Вверх. Вниз. Вверх. Вниз. «Слишком работает бёдрами», — подмечает Бриньольф. «Переоценил себя?» — он, конечно, циник, но не мудак. Хотя Валторис порой провоцирует. «Больно ехать в седле?» — но это же надо спросить, а чтобы спросить — догнать. Но чтобы догнать — надо перебороть себя и утреннюю ссору. «Да, он же практический подпрыгивает», — Бриньольф комкает поводья в руках и всё же начинает подгонять своего коня.
Раздражение с лица Валториса не прошло. Не в смысле эмоции, а на коже. Растёртая. От жесткого волоса бороды.
— Что? — у мера выражение лица, словно он в говно на дороге наступил. Обида дёргает Бринольфа изнутри снова, но он её давит. Справедливости ради из-за ерунды посрались. И вины с себя он не снимает — ни капельки.
— Сюда иди, — снег мягкими крупинками падает на тёмный плащ Бриньольфа. Его уже так-то изрядно припорошило им. Поэтому когда он разводит руки в стороны — снег стекает с него, словно с горы.
Растерянность на лице Вала — редкость. Он резко молодеет, выглядит глупо, что хочется его завернуть во что-то теплое, дать игрушечного гуара в одну руку, а в другое теплое молоко с мёдом.
— Сюда иди, — повторяет Бриньольф, повелительно дергая пальцами. — Эль, я просить в третий раз не буду. Или страдай дальше с разъёбанной задницей на коне до самого привала.
— Иди, блядь, на хуй, — но эшлендер послушно, на ходу, переползает со своего коня — на нордский.
— На хуй в основном ходишь — ты.
— Что поделать, — бурчит Валторис, стягивая до конца полумаску с лица, утыкаясь носом Бриньольфу в щёку, — я люблю нордские елдаки.
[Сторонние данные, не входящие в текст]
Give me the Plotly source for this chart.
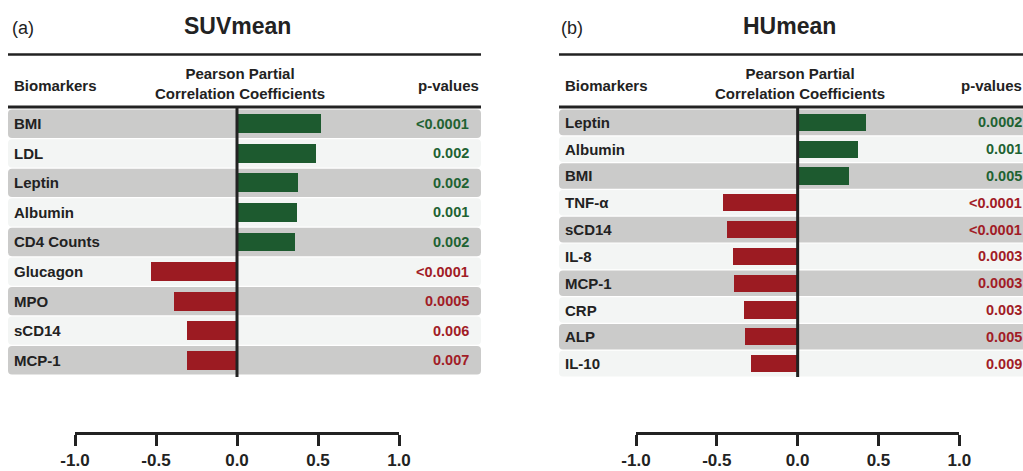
import plotly.graph_objects as go

W, H = 1023, 471

# ---- data ----
suv_markers = ["BMI", "LDL", "Leptin", "Albumin", "CD4 Counts", "Glucagon", "MPO", "sCD14", "MCP-1"]
suv_coef = [0.52, 0.49, 0.375, 0.37, 0.355, -0.53, -0.39, -0.31, -0.31]
suv_p = ["<0.0001", "0.002", "0.002", "0.001", "0.002", "<0.0001", "0.0005", "0.006", "0.007"]

hu_markers = ["Leptin", "Albumin", "BMI", "TNF-α", "sCD14", "IL-8", "MCP-1", "CRP", "ALP", "IL-10"]
hu_coef = [0.42, 0.375, 0.32, -0.46, -0.44, -0.40, -0.395, -0.335, -0.325, -0.29]
hu_p = ["0.0002", "0.001", "0.005", "<0.0001", "<0.0001", "0.0003", "0.0003", "0.003", "0.005", "0.009"]

tick_vals = [-1.0, -0.5, 0.0, 0.5, 1.0]
tick_text = ["-1.0", "-0.5", "0.0", "0.5", "1.0"]

GREEN = "#1d5a2f"
RED = "#9c1b22"
GREEN_TXT = "#1f6232"
RED_TXT = "#a11c26"
BAND_DARK = "#cbcbca"
BAND_LIGHT = "#f3f5f4"
INK = "#222222"
FONT = "Liberation Sans"


def px(x):
    return x / W


def py(y):
    return 1 - y / H


def rounded_band(x0, x1, y0, y1, rx, ry):
    # x in paper units, y in category units (rounded rectangle path)
    return ("M {a},{y0} L {b},{y0} Q {x1},{y0} {x1},{c} L {x1},{d} Q {x1},{y1} {b},{y1} "
            "L {a},{y1} Q {x0},{y1} {x0},{d} L {x0},{c} Q {x0},{y0} {a},{y0} Z").format(
        a=x0 + rx, b=x1 - rx, c=y0 + ry, d=y1 - ry, x0=x0, x1=x1, y0=y0, y1=y1)


panels = [
    dict(markers=suv_markers, coef=suv_coef, p=suv_p, xa="x", ya="y",
         xdom=[px(75), px(399)], ydom=[py(375), py(109)],
         band_x=[px(8), px(481)], label_x=px(12), p_x=px(471),
         letter="(a)", letter_x=px(10), title="SUVmean", title_x=px(237.5),
         head_x=px(240), pv_x=px(481), row_px=29.6),
    dict(markers=hu_markers, coef=hu_coef, p=hu_p, xa="x2", ya="y2",
         xdom=[px(636), px(959.3)], ydom=[py(377), py(109)],
         band_x=[px(559), px(1030)], label_x=px(563), p_x=px(1023.5),
         letter="(b)", letter_x=px(559), title="HUmean", title_x=px(789),
         head_x=px(799.5), pv_x=px(1023.5), row_px=26.8),
]

fig = go.Figure()
shapes = []
annotations = []
layout_axes = {}

for k, pn in enumerate(panels):
    n = len(pn["markers"])
    idx = list(range(n))
    colors = [GREEN if v > 0 else RED for v in pn["coef"]]
    fig.add_trace(go.Bar(
        x=pn["coef"], y=idx, orientation="h", marker_color=colors,
        marker_line_width=0, width=0.64, xaxis=pn["xa"], yaxis=pn["ya"],
        showlegend=False, hoverinfo="skip"))

    xname = "xaxis" if k == 0 else "xaxis2"
    yname = "yaxis" if k == 0 else "yaxis2"
    layout_axes[xname] = dict(
        domain=pn["xdom"], range=[-1, 1], anchor="free", position=py(433),
        showline=True, linewidth=3, linecolor=INK, ticks="outside",
        ticklen=11, tickwidth=3, tickcolor=INK, tickvals=tick_vals,
        ticktext=tick_text, tickfont=dict(family=FONT, size=17, color=INK, weight="bold"),
        showgrid=False, zeroline=False, fixedrange=True, automargin=False)
    layout_axes[yname] = dict(
        domain=pn["ydom"], range=[n - 0.5, -0.5], anchor=pn["xa"],
        showticklabels=False, showgrid=False, zeroline=False, showline=False,
        ticks="", fixedrange=True, automargin=False)

    yref = pn["ya"]
    rx = 4 / W
    ry = 4 / pn["row_px"]
    gap = 0.6 / pn["row_px"]
    for i in idx:
        shapes.append(dict(type="path", xref="paper", yref=yref,
                           path=rounded_band(pn["band_x"][0], pn["band_x"][1],
                                             i - 0.5 + gap, i + 0.5 - gap, rx, ry),
                           line_width=0,
                           fillcolor=BAND_DARK if i % 2 == 0 else BAND_LIGHT,
                           layer="below"))
        annotations.append(dict(xref="paper", yref=yref, x=pn["label_x"], y=i,
                                xanchor="left", yanchor="middle", showarrow=False,
                                text="<b>%s</b>" % pn["markers"][i],
                                font=dict(family=FONT, size=15, color=INK)))
        annotations.append(dict(xref="paper", yref=yref, x=pn["p_x"], y=i,
                                xanchor="right", yanchor="middle", showarrow=False,
                                text="<b>%s</b>" % pn["p"][i],
                                font=dict(family=FONT, size=14.5,
                                          color=GREEN_TXT if pn["coef"][i] > 0 else RED_TXT)))

    # zero line
    shapes.append(dict(type="line", xref=pn["xa"], yref="paper", x0=0, x1=0,
                       y0=py(377), y1=py(106), line=dict(color=INK, width=3), layer="above"))
    # header lines
    shapes.append(dict(type="line", xref="paper", yref="paper", x0=pn["band_x"][0],
                       x1=pn["band_x"][1], y0=py(54.5), y1=py(54.5),
                       line=dict(color=INK, width=2.5)))
    shapes.append(dict(type="line", xref="paper", yref="paper", x0=pn["band_x"][0],
                       x1=pn["band_x"][1], y0=py(107), y1=py(107),
                       line=dict(color=INK, width=3)))

    # titles / header
    annotations.append(dict(xref="paper", yref="paper", x=pn["letter_x"], y=py(28),
                            xanchor="left", yanchor="middle", showarrow=False,
                            text=pn["letter"], font=dict(family=FONT, size=18, color=INK)))
    annotations.append(dict(xref="paper", yref="paper", x=pn["title_x"], y=py(26),
                            xanchor="center", yanchor="middle", showarrow=False,
                            text="<b>%s</b>" % pn["title"], font=dict(family=FONT, size=23, color=INK)))
    annotations.append(dict(xref="paper", yref="paper", x=pn["label_x"], y=py(86),
                            xanchor="left", yanchor="middle", showarrow=False,
                            text="<b>Biomarkers</b>", font=dict(family=FONT, size=15, color=INK)))
    annotations.append(dict(xref="paper", yref="paper", x=pn["head_x"], y=py(84),
                            xanchor="center", yanchor="middle", showarrow=False,
                            text="<b>Pearson Partial</b><br><b>Correlation Coefficients</b>",
                            font=dict(family=FONT, size=15, color=INK)))
    annotations.append(dict(xref="paper", yref="paper", x=pn["pv_x"], y=py(86),
                            xanchor="right", yanchor="middle", showarrow=False,
                            text="<b>p-values</b>", font=dict(family=FONT, size=15, color=INK)))

fig.update_layout(
    width=W, height=H, margin=dict(l=0, r=0, t=0, b=0, autoexpand=False), autosize=False,
    paper_bgcolor="white", plot_bgcolor="rgba(0,0,0,0)",
    shapes=shapes, annotations=annotations, bargap=0, showlegend=False,
    **layout_axes)

fig.write_html(
    "out.html",
    config={"responsive": False, "displayModeBar": False},
    post_script="document.body.style.margin='0';document.body.style.overflow='hidden';",
)
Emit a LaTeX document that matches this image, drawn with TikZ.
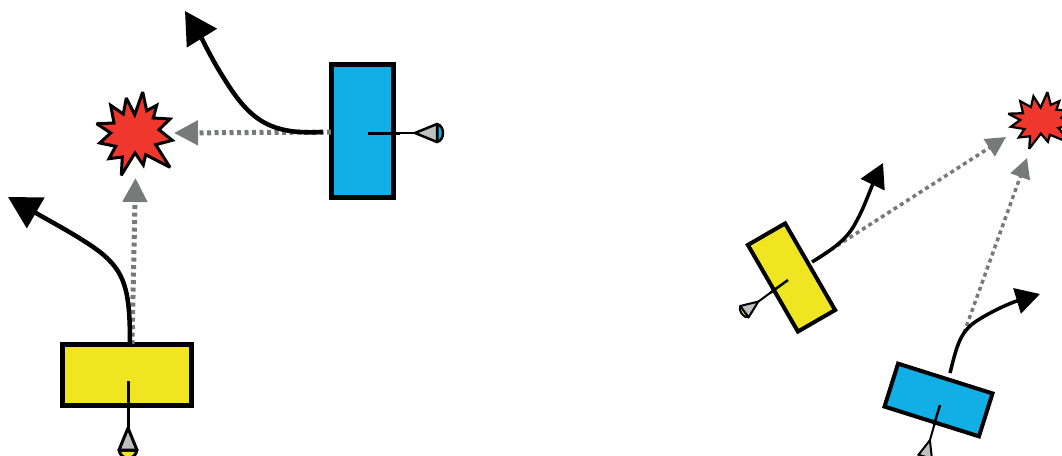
\documentclass[tikz,border=0pt]{standalone}
\usetikzlibrary{arrows.meta}
\definecolor{carY}{RGB}{239,230,33}
\definecolor{carB}{RGB}{18,175,230}
\definecolor{burst}{RGB}{240,55,45}
\definecolor{sight}{RGB}{120,122,122}
\definecolor{finG}{RGB}{190,192,192}
\tikzset{
  x=1pt,y=-1pt,
  car/.style={draw=black,rectangle,inner sep=0pt,line join=miter},
  smallcar/.style={car,line width=4pt},
  move/.style={draw=black,line cap=butt,-{Triangle[length=#1*1pt,width=#1*1.08pt]}},
  sightline/.style={draw=sight,dash pattern=on 4pt off 3.5pt,-{Triangle[length=#1*1pt,width=#1*1pt,sep=0pt]}},
  boom/.style={draw=black,fill=burst,line join=miter,miter limit=3},
}
\newcommand{\dartshape}[3]{%
  \draw[line width=#2] (0,0) -- (0,50);
  \path[draw=black,fill=#1,line width=#2,line join=round] (-9,69) .. controls (-7,#3) and (7,#3) .. (9,69) -- cycle;
  \path[draw=black,fill=finG,line width=#2,line join=round] (0,47) -- (-9,69) -- (9,69) -- cycle;
}
\newcommand{\burstshape}[1]{%
  \path[boom,line width=#1] (8.7,-41) -- (12.7,-22.3) -- (22.7,-27.7) -- (19.3,-15) -- (36,-14) -- (25,-3.3) -- (38.3,7.3) -- (21.7,11.7) -- (36,34.3) -- (11.7,21.7) -- (9.3,32) -- (1,20) -- (-12.7,42.3) -- (-11.7,24) -- (-25,25.7) -- (-18.3,13.3) -- (-34.3,10) -- (-23.3,0) -- (-37.3,-9.3) -- (-20,-10) -- (-23.3,-27.7) -- (-10.7,-19) -- (-7.7,-35) -- (0.7,-18.3) -- cycle;
}
\begin{document}
\begin{tikzpicture}
\useasboundingbox (0,0) rectangle (1062,455);
% named anchors
\coordinate (a1) at (130,344); \coordinate (a2) at (8,197);
\coordinate (b1) at (323,132); \coordinate (b2) at (185,11);
\coordinate (c1) at (812,262); \coordinate (c2) at (883,163);
\coordinate (d1) at (950,373); \coordinate (d2) at (1040,294);
\coordinate (sa1) at (132,344); \coordinate (sa2) at (135.5,178);
\coordinate (sb1) at (331,132); \coordinate (sb2) at (174,133);
\coordinate (sc1) at (818,258); \coordinate (sc2) at (1006,137);
\coordinate (sd1) at (964,333); \coordinate (sd2) at (1027,158);
% bursts
\begin{scope}[shift={(134,133)}] \burstshape{3pt} \end{scope}
\begin{scope}[shift={(1040,120)},xscale=0.85,yscale=0.68] \burstshape{2.2pt} \end{scope}
% darts
\begin{scope}[shift={(128,381)}] \dartshape{carY}{3pt}{80} \end{scope}
\begin{scope}[shift={(368,133)},rotate=90] \dartshape{carB}{2.5pt}{77} \end{scope}
\begin{scope}[shift={(788,280)},rotate=-54,scale=0.78] \dartshape{carY}{2pt}{75} \end{scope}
\begin{scope}[shift={(940,405)},rotate=-16,scale=0.78] \dartshape{carB}{2pt}{75} \end{scope}
% cars
\node[car,line width=5pt,fill=carY,minimum width=129pt,minimum height=61pt] (yl) at (127,375) {};
\node[car,line width=5pt,fill=carB,minimum width=62pt,minimum height=133pt] (bl) at (362.5,131) {};
\node[smallcar,fill=carY,minimum width=43pt,minimum height=100pt,rotate=30] (yr) at (791.5,277.5) {};
\node[smallcar,fill=carB,minimum width=99pt,minimum height=45pt,rotate=-17.5] (br) at (938.5,400) {};
\draw[line width=3pt] (128,381) -- (128,410);
\draw[line width=3pt] (368,133) -- (400,133);
\draw[line width=2.5pt] (788,280) -- (770,293);
\draw[line width=2.5pt] (940,405) -- (934,425);
% sight lines
\path[sightline=24,line width=5pt] (sa1) -- (sa2);
\path[sightline=24,line width=5pt] (sb1) -- (sb2);
\path[sightline=20,line width=3.5pt] (sc1) -- (sc2);
\path[sightline=20,line width=3.5pt] (sd1) -- (sd2);
% motion
\path[move=32,line width=4.5pt] (a1) .. controls (130,290) and (125,272) .. (100,252) .. controls (80,237) and (55,224) .. (a2);
\path[move=32,line width=4.5pt] (b1) .. controls (270,135) and (250,120) .. (225,80) .. controls (212,60) and (200,35) .. (b2);
\path[move=24,line width=3.5pt] (c1) .. controls (835,248) and (848,238) .. (856,222) .. controls (864,208) and (870,190) .. (c2);
\path[move=24,line width=3.5pt] (d1) .. controls (957,345) and (960,333) .. (975,322) .. controls (990,312) and (1010,303) .. (d2);
\end{tikzpicture}
\end{document}
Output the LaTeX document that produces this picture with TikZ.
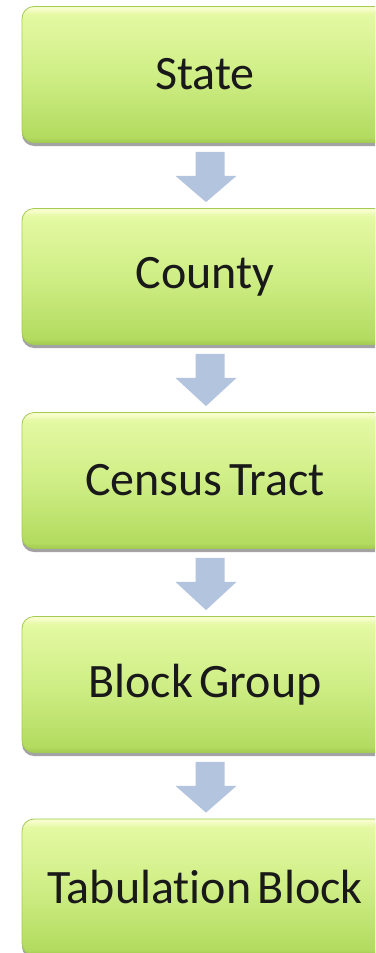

Но твой — особенно.
— Заткнись, — коня на котором ехал мер — норд привязывает за поводья к луке своего седла. Мелкий снежок продолжает падать. Седло, конечно не предназначено для двоих, но всё же так лучше. Бриньольф накрывает Вала полами плаща.
— Интересно, — бурчит мер, — почему ты согласился?..
— Эль, ты — бездарный вор. Я всё ещё не понимаю, как так вышло, что ты каким-то образом остался в Гильдии, но кто-то должен за тобой присмотреть.
— И только по этому? — голос эшлендера звучит неожиданно жалко. Ещё чуть-чуть и кажется, что он может аж всплакнуть. Но Бриньольф знает — слёзы и Валторис сочетаются и существуют только во время оргазма.
— Да, люблю тебя, люблю, хла’рун, — сдаётся норд, больше чувствуя, чем видя чужую улыбку.
— А я говорил, что ты у меня самый любимый…
— В первый раз ты это сказал моему члену…
— Он как-то отдельно без тебя не существует, не так ли, ф’лах?